YOLOv1 to YOLOv10: The fastest and most accurate real-time object detection systems
Chien-Yao Wang, Hong-Yuan Mark Liao
TL;DR
This survey traces the decade-long evolution of the YOLO family from YOLOv1 to YOLOv10, highlighting core design philosophies that enabled real-time, edge-friendly object detection. It analyzes architectural innovations, training techniques, and label-assignment strategies that yielded increasing speed and accuracy, while also enabling cross-domain extensions to tracking, segmentation, driving, pose, 3D perception, and open-vocabulary tasks. The paper underscores YOLO's influence on subsequent CV research and its role as a versatile platform for integrating with transformers, NAS, multimodal models, and lightweight hardware-focused designs.
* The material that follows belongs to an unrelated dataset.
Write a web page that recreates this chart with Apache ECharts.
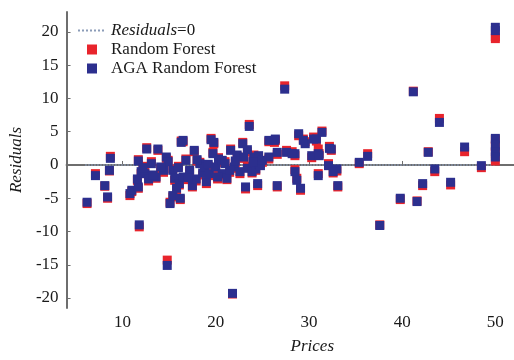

It provides a structured view of how simpler, faster, and stronger YOLO variants have driven practical deployment and inspired broader developments in computer vision and language-model-enabled perception.
Abstract
This is a comprehensive review of the YOLO series of systems. Different from previous literature surveys, this review article re-examines the characteristics of the YOLO series from the latest technical point of view. At the same time, we also analyzed how the YOLO series continued to influence and promote real-time computer vision-related research and led to the subsequent development of computer vision and language models.We take a closer look at how the methods proposed by the YOLO series in the past ten years have affected the development of subsequent technologies and show the applications of YOLO in various fields. We hope this article can play a good guiding role in subsequent real-time computer vision development.